━━ DATA TO USE

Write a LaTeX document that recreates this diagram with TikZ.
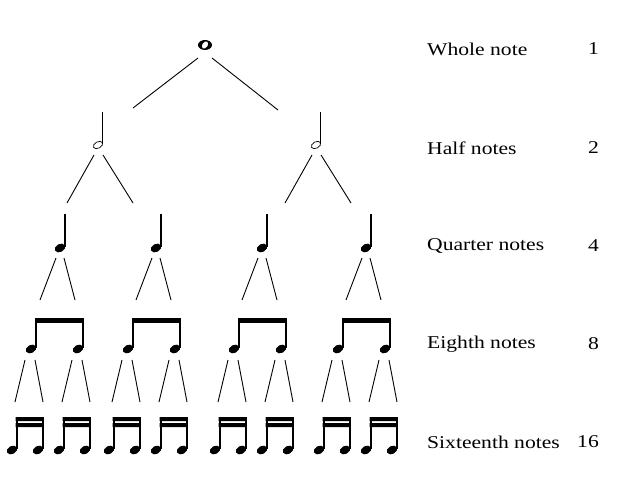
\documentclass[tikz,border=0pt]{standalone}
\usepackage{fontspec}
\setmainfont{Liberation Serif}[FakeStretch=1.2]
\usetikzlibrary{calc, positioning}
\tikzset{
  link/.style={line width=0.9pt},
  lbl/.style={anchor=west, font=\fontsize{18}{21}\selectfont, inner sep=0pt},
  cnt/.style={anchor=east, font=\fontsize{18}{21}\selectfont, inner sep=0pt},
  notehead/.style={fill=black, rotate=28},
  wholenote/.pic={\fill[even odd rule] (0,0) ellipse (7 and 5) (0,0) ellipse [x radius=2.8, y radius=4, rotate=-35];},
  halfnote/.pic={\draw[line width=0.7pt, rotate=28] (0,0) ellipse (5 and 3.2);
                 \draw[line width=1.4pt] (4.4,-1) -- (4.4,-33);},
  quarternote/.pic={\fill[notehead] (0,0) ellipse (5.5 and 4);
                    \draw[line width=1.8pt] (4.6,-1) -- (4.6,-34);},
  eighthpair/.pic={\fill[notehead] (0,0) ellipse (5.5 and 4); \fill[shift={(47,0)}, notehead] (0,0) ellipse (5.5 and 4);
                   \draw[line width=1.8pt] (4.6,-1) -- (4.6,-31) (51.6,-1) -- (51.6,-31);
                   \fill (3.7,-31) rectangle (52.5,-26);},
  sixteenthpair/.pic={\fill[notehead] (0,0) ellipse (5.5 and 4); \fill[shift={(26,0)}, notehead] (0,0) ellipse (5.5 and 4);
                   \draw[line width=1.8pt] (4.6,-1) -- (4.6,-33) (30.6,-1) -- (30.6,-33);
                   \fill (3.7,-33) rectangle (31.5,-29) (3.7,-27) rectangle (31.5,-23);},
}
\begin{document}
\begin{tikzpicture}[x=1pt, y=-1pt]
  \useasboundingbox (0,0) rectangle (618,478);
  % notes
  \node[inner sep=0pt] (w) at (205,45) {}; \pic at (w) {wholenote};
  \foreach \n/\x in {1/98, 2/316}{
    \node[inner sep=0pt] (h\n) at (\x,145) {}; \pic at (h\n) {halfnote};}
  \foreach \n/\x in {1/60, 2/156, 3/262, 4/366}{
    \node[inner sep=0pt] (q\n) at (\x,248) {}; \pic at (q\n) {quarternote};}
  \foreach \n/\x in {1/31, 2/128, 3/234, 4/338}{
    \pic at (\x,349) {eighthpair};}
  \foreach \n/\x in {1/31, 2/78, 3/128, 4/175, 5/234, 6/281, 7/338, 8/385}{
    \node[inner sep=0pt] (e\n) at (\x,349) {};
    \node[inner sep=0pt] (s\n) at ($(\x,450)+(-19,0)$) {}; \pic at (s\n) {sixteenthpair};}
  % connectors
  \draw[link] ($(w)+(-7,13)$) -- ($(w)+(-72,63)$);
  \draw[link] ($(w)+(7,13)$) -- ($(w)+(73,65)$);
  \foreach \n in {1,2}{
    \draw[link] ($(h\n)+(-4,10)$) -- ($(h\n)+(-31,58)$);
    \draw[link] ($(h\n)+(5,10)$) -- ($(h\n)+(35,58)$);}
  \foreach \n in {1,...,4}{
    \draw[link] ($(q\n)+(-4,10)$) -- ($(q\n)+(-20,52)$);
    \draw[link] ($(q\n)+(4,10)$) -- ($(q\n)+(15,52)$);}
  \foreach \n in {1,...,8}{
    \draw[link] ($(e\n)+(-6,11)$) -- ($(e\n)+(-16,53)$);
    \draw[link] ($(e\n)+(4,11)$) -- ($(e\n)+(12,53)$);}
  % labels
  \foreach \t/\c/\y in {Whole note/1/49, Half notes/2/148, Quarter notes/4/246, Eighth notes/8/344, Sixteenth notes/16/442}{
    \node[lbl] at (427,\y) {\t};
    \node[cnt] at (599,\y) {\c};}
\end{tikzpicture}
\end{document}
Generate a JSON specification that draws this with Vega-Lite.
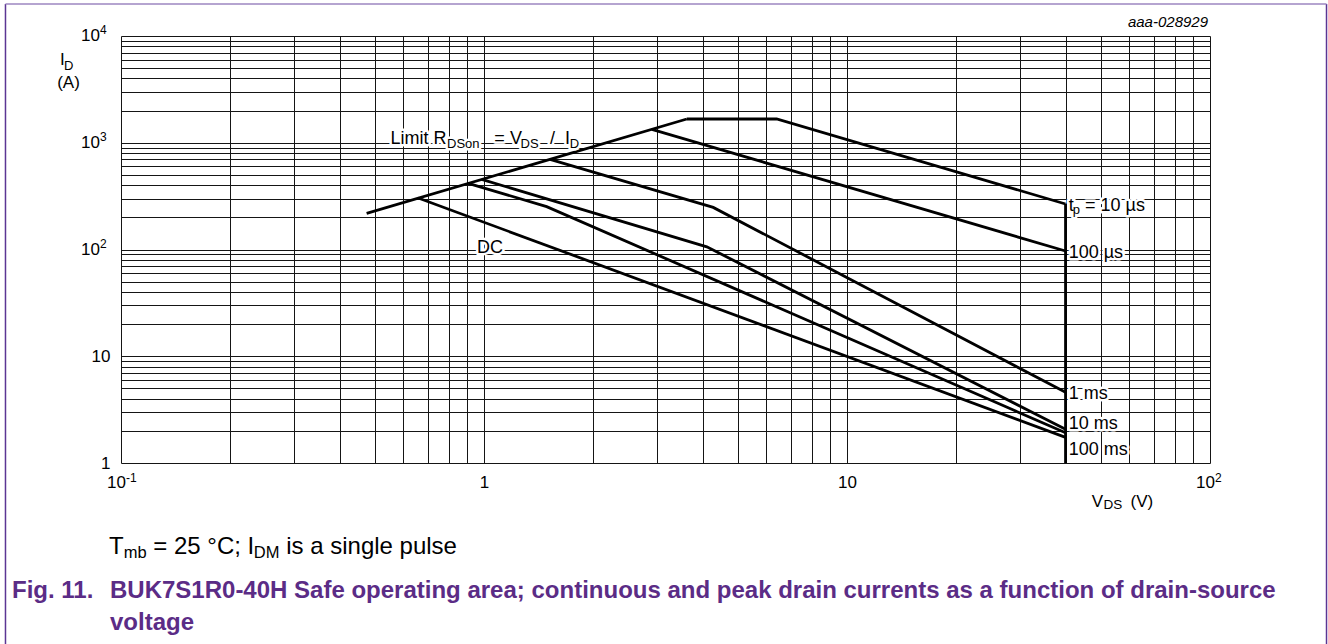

━━━━

_SET EXERCISE:_
Repeat the material above in full and unchanged, minus its images.

_FINISHED EXERCISE:_
Write a LaTeX document that recreates this diagram with TikZ.
\documentclass[tikz,border=0pt]{standalone}
\usepackage{fontspec}
\setmainfont{Liberation Serif}[FakeStretch=1.2]
\usetikzlibrary{calc, positioning}
\tikzset{
  link/.style={line width=0.9pt},
  lbl/.style={anchor=west, font=\fontsize{18}{21}\selectfont, inner sep=0pt},
  cnt/.style={anchor=east, font=\fontsize{18}{21}\selectfont, inner sep=0pt},
  notehead/.style={fill=black, rotate=28},
  wholenote/.pic={\fill[even odd rule] (0,0) ellipse (7 and 5) (0,0) ellipse [x radius=2.8, y radius=4, rotate=-35];},
  halfnote/.pic={\draw[line width=0.7pt, rotate=28] (0,0) ellipse (5 and 3.2);
                 \draw[line width=1.4pt] (4.4,-1) -- (4.4,-33);},
  quarternote/.pic={\fill[notehead] (0,0) ellipse (5.5 and 4);
                    \draw[line width=1.8pt] (4.6,-1) -- (4.6,-34);},
  eighthpair/.pic={\fill[notehead] (0,0) ellipse (5.5 and 4); \fill[shift={(47,0)}, notehead] (0,0) ellipse (5.5 and 4);
                   \draw[line width=1.8pt] (4.6,-1) -- (4.6,-31) (51.6,-1) -- (51.6,-31);
                   \fill (3.7,-31) rectangle (52.5,-26);},
  sixteenthpair/.pic={\fill[notehead] (0,0) ellipse (5.5 and 4); \fill[shift={(26,0)}, notehead] (0,0) ellipse (5.5 and 4);
                   \draw[line width=1.8pt] (4.6,-1) -- (4.6,-33) (30.6,-1) -- (30.6,-33);
                   \fill (3.7,-33) rectangle (31.5,-29) (3.7,-27) rectangle (31.5,-23);},
}
\begin{document}
\begin{tikzpicture}[x=1pt, y=-1pt]
  \useasboundingbox (0,0) rectangle (618,478);
  % notes
  \node[inner sep=0pt] (w) at (205,45) {}; \pic at (w) {wholenote};
  \foreach \n/\x in {1/98, 2/316}{
    \node[inner sep=0pt] (h\n) at (\x,145) {}; \pic at (h\n) {halfnote};}
  \foreach \n/\x in {1/60, 2/156, 3/262, 4/366}{
    \node[inner sep=0pt] (q\n) at (\x,248) {}; \pic at (q\n) {quarternote};}
  \foreach \n/\x in {1/31, 2/128, 3/234, 4/338}{
    \pic at (\x,349) {eighthpair};}
  \foreach \n/\x in {1/31, 2/78, 3/128, 4/175, 5/234, 6/281, 7/338, 8/385}{
    \node[inner sep=0pt] (e\n) at (\x,349) {};
    \node[inner sep=0pt] (s\n) at ($(\x,450)+(-19,0)$) {}; \pic at (s\n) {sixteenthpair};}
  % connectors
  \draw[link] ($(w)+(-7,13)$) -- ($(w)+(-72,63)$);
  \draw[link] ($(w)+(7,13)$) -- ($(w)+(73,65)$);
  \foreach \n in {1,2}{
    \draw[link] ($(h\n)+(-4,10)$) -- ($(h\n)+(-31,58)$);
    \draw[link] ($(h\n)+(5,10)$) -- ($(h\n)+(35,58)$);}
  \foreach \n in {1,...,4}{
    \draw[link] ($(q\n)+(-4,10)$) -- ($(q\n)+(-20,52)$);
    \draw[link] ($(q\n)+(4,10)$) -- ($(q\n)+(15,52)$);}
  \foreach \n in {1,...,8}{
    \draw[link] ($(e\n)+(-6,11)$) -- ($(e\n)+(-16,53)$);
    \draw[link] ($(e\n)+(4,11)$) -- ($(e\n)+(12,53)$);}
  % labels
  \foreach \t/\c/\y in {Whole note/1/49, Half notes/2/148, Quarter notes/4/246, Eighth notes/8/344, Sixteenth notes/16/442}{
    \node[lbl] at (427,\y) {\t};
    \node[cnt] at (599,\y) {\c};}
\end{tikzpicture}
\end{document}
Generate a JSON specification that draws this with Vega-Lite.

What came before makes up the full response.